Forms and checkouts are at the sharp end of your online acquisition funnel. You can optimise the rest of your site all you like, but if there are issues with your form you are going to lose that customer.
This makes forms a highly productive place to run an AB test.
How do I AB test forms?
Experimentation platforms like Webtrends Optimize allow you to set up an AB test, exposing different versions of your form to the audience to see which performs best.
Traditionally, optimisers have mainly looked at the bottom line eg. did Form Variant A or Form Variant B have a better conversion rate?
This is a bit of a ‘Black Box’ approach, however. It may tell you the overall figures but it does not show you what is going on in the form itself.
To perform an in-depth AB analysis you’ll need to also use a form-specific analytics package to gain insight at a field level to see what is really going on in your form.
What should I AB test on my form?
It can be difficult to know where to start when setting up an AB test for your form.
Ideally you will already have form analytics tracking enabled which will give you an idea of where the biggest issues are and what might drive the greatest improvements.
The first stage of the process should be to AB test “fixes” for those big issues and see whether there is a performance uplift.
Once you’ve corrected the big issues you can move onto a continual improvement approach, Running various AB tests on various aspects of the form to see if there are any marginal gains to be made.
Some of the most common hypotheses you may want to AB test on your optimisation journey are outlined below.
Inline validation can be one of the most powerful tools to improve conversion. This classic study showed an average 22% conversion uplift when it was installed on forms.
If you are only validating user inputs upon submission you may want to AB test the effect that immediate user feedback has on results.
2. Error Messages
Are your error messages as clear and helpful as possible?
If your form analytics data is showing drop-off on a particular field, the error messages are one of the things you’ll need to AB test.
Try changing the copy to be more helpful and less accusatory.
The counterpart to error messages; instructional copy is crucial to avoiding mistakes occurring in the first place.
Again, the instructions need to be clear and unambiguous, so AB test different formulations and see if they make a difference to that particular field's abandonment and return rates.
4. Form Structure
A common form quandary is whether to create a single page form or one with multiple sections.
Whilst study data indicates that multi-step forms generally perform better, this is something you should experiment with on your form to be sure.
5. Question Order
Psychology is a funny thing. The order in which you ask questions can have a big effect on whether someone will continue to answer them.
Often the “Easy before Difficult” principle works. If you start with easy questions it makes the user more likely to answer the more difficult questions later on.
This doesn’t always hold, however. On insurance forms, some users are put off if you ask for their details first up.
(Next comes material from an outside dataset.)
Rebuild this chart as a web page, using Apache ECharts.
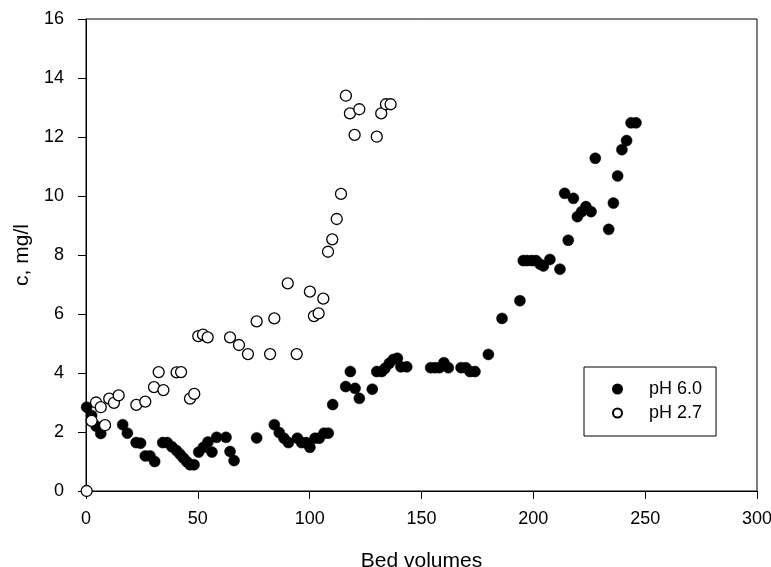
<!DOCTYPE html>
<html>
<head>
<meta charset="utf-8">
<script src="https://cdn.jsdelivr.net/npm/echarts@6/dist/echarts.min.js"></script>
<style>
  html, body { margin: 0; padding: 0; background: #fff; }
  #chart { width: 771px; height: 567px; }
</style>
</head>
<body>
<div id="chart"></div>
<script>
// Effluent concentration vs. bed volumes for two feed pH values
const bedVolPh60 = [
  0.3, 2.5, 4.5, 6.6, 16.4, 18.5, 22.4, 24.4, 26.5, 28.6, 30.7, 34.3, 36.3, 38.4, 40.5,
  42.0, 43.5, 45.0, 46.5, 48.3, 50.4, 52.5, 54.5, 56.3, 58.4, 62.6, 64.4, 66.2, 76.3,
  84.2, 86.4, 88.5, 90.5, 94.5, 96.4, 98.4, 100.1, 102.4, 104.3, 106.4, 108.3, 110.3,
  116.1, 118.2, 120.3, 122.2, 128.0, 130.0, 132.2, 133.7, 135.6, 137.4, 139.2, 140.8,
  143.4, 154.1, 156.0, 158.0, 160.0, 162.0, 167.7, 169.8, 171.7, 173.9, 179.9, 186.0,
  194.0, 195.5, 197.3, 199.3, 201.2, 203.0, 204.5, 207.4, 211.9, 214.0, 215.6, 217.9,
  219.7, 221.6, 223.5, 225.8, 227.7, 233.7, 235.8, 237.7, 239.6, 241.7, 243.7, 245.9
];
const concPh60 = [
  2.84, 2.56, 2.2, 1.95, 2.25, 1.96, 1.64, 1.62, 1.19, 1.19, 1.0, 1.64, 1.64, 1.5, 1.37,
  1.25, 1.12, 1.0, 0.89, 0.89, 1.32, 1.48, 1.66, 1.32, 1.82, 1.82, 1.34, 1.03, 1.8,
  2.25, 1.98, 1.79, 1.64, 1.79, 1.64, 1.64, 1.48, 1.79, 1.79, 1.96, 1.96, 2.93,
  3.54, 4.05, 3.48, 3.14, 3.45, 4.05, 4.05, 4.16, 4.33, 4.46, 4.5, 4.21,
  4.21, 4.18, 4.18, 4.18, 4.35, 4.18, 4.18, 4.18, 4.05, 4.05, 4.63, 5.85,
  6.45, 7.81, 7.81, 7.81, 7.81, 7.69, 7.63, 7.85, 7.52, 10.09, 8.5, 9.92,
  9.3, 9.47, 9.64, 9.47, 11.28, 8.87, 9.76, 10.68, 11.57, 11.88, 12.48, 12.48
];

const bedVolPh27 = [
  0.3, 2.5, 4.5, 6.6, 8.5, 10.4, 12.5, 14.6, 22.5, 26.5, 30.4, 32.5, 34.6, 40.5, 42.5,
  46.5, 48.4, 50.2, 52.3, 54.4, 64.4, 68.4, 72.4, 76.3, 82.3, 84.2, 90.2, 94.2, 100.1,
  101.9, 104.0, 106.1, 108.2, 110.1, 112.1, 114.0, 116.2, 118.0, 120.1, 122.2, 130.0,
  132.0, 134.1, 136.2
];
const concPh27 = [
  0.0, 2.38, 3.0, 2.84, 2.23, 3.13, 2.99, 3.24, 2.92, 3.03, 3.52, 4.03, 3.42, 4.02, 4.03,
  3.13, 3.29, 5.25, 5.3, 5.21, 5.21, 4.95, 4.64, 5.75, 4.64, 5.85, 7.04, 4.64, 6.76,
  5.93, 6.02, 6.52, 8.11, 8.53, 9.22, 10.07, 13.4, 12.8, 12.07, 12.94, 12.01,
  12.8, 13.11, 13.11
];

const seriesNames = ['pH 6.0', 'pH 2.7'];
const xTitle = 'Bed volumes';
const yTitle = 'c, mg/l';

const zip = (xs, ys) => xs.map((x, i) => [x, ys[i]]);

const fontFamily = '"Liberation Sans", Arial, sans-serif';
const axisCommon = {
  axisLine: { show: true, lineStyle: { color: '#000', width: 1 } },
  axisTick: { show: true, inside: false, length: 8, lineStyle: { color: '#000', width: 1 } },
  splitLine: { show: false },
  nameLocation: 'middle',
  nameTextStyle: { color: '#000', fontSize: 21, fontFamily: fontFamily },
  axisLabel: { color: '#000', fontSize: 18, fontFamily: fontFamily }
};

const chart = echarts.init(document.getElementById('chart'), null, { renderer: 'canvas' });
chart.setOption({
  animation: false,
  backgroundColor: '#fff',
  grid: {
    left: 86, right: 14, top: 19, bottom: 76,
    outerBoundsMode: 'none',
    containLabel: false,
    show: true, borderColor: '#000', borderWidth: 1, backgroundColor: 'transparent'
  },
  xAxis: Object.assign({}, axisCommon, {
    type: 'value', min: 0, max: 300, interval: 50,
    name: xTitle, nameGap: 60,
    axisLabel: Object.assign({}, axisCommon.axisLabel, { margin: 19 })
  }),
  yAxis: Object.assign({}, axisCommon, {
    type: 'value', min: 0, max: 16, interval: 2,
    name: yTitle, nameGap: 50,
    axisLabel: Object.assign({}, axisCommon.axisLabel, { margin: 22 })
  }),
  legend: {
    orient: 'vertical',
    left: 584, top: 367,
    padding: [13, 14, 14, 28],
    itemGap: 6,
    itemWidth: 9, itemHeight: 9,
    borderColor: '#000', borderWidth: 1,
    backgroundColor: '#fff',
    data: seriesNames.map(n => ({ name: n, icon: 'circle' })),
    textStyle: {
      color: '#000', fontSize: 18, fontFamily: fontFamily,
      lineHeight: 18, padding: [0, 0, 0, 22]
    }
  },
  series: [
    {
      name: seriesNames[0],
      type: 'scatter',
      symbol: 'circle',
      symbolSize: 11,
      clip: false,
      itemStyle: { color: '#000', borderColor: '#000', borderWidth: 0.5, opacity: 1 },
      data: zip(bedVolPh60, concPh60)
    },
    {
      name: seriesNames[1],
      type: 'scatter',
      symbol: 'circle',
      symbolSize: 11,
      clip: false,
      itemStyle: { color: '#fff', borderColor: '#000', borderWidth: 1.3, opacity: 1 },
      data: zip(bedVolPh27, concPh27)
    }
  ]
});
</script>
</body>
</html>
They want a quote first before they will give you their precious email address. Experimentation will allow you to determine what the best flow is for your form.
6. Progress Bars
If you do have a multi-step form you can AB test whether a progress bar is helpful in pushing users towards successful completion of the form.
You can even trial which type of progress bar performs best eg. simple percentage Vs simple numbers Vs numbers and labels etc.
7. Individual Fields
Do you really need that phone number field? An AB test can prove what the effect of removing it will have on conversion.
Although the prevailing wisdom states that removing fields can only benefit conversion, this is not always the case. Sometimes a field is crucial for credibility so getting rid of it has a detrimental effect on performance.
8. Allowing Saving
If you have a particularly long or involved form, does allowing the user to save as they go along make it more likely that they will convert? AB test and find out.
9. Social Proof
Trust badges can be a powerful way to inspire credibility and give the user enough confidence to commit to a purchase.
Experimentation can quantify trust badges effectiveness, and also which ones are the best to display on your form or checkout.
Similarly, you may want to test other types of social proofing such as customer testimonials or endorsements to see if they work for you.
10. Payment Methods
Are you missing a trick with the payment methods you accept? Through an AB test you can see if adding a payment method (such as a buy now, pay later provider like Klarna) makes a difference.
Baymard Institute data showed that, in the last 6 months, 7% of users abandoned a checkout that didn’t offer their preferred payment method, so it is worth clarifying if this is the case for you.
11. The Small Print
Users can be wary of the terms and conditions; CXL quote a study indicating a 19% difference in conversion between two different privacy treatments so you may want to trial different wording, positioning, etc of your consent boxes.
12. Call to Action
The classic “Red Button Vs Green Button” debate. You can AB test the submit button colour, copy and positioning. Everyone will have their own opinion on it so why not take bets on which one will “win” to make it a little more interesting…
Forms offer an almost endless variety of elements to AB test. Hone in on the most likely improvements using your form analytics data (using the above list as additional inspiration) and create your hypotheses.
Then use an AB test platform like Webtrends Optimize in conjunction with the form analytics software to drill down into which variants perform best.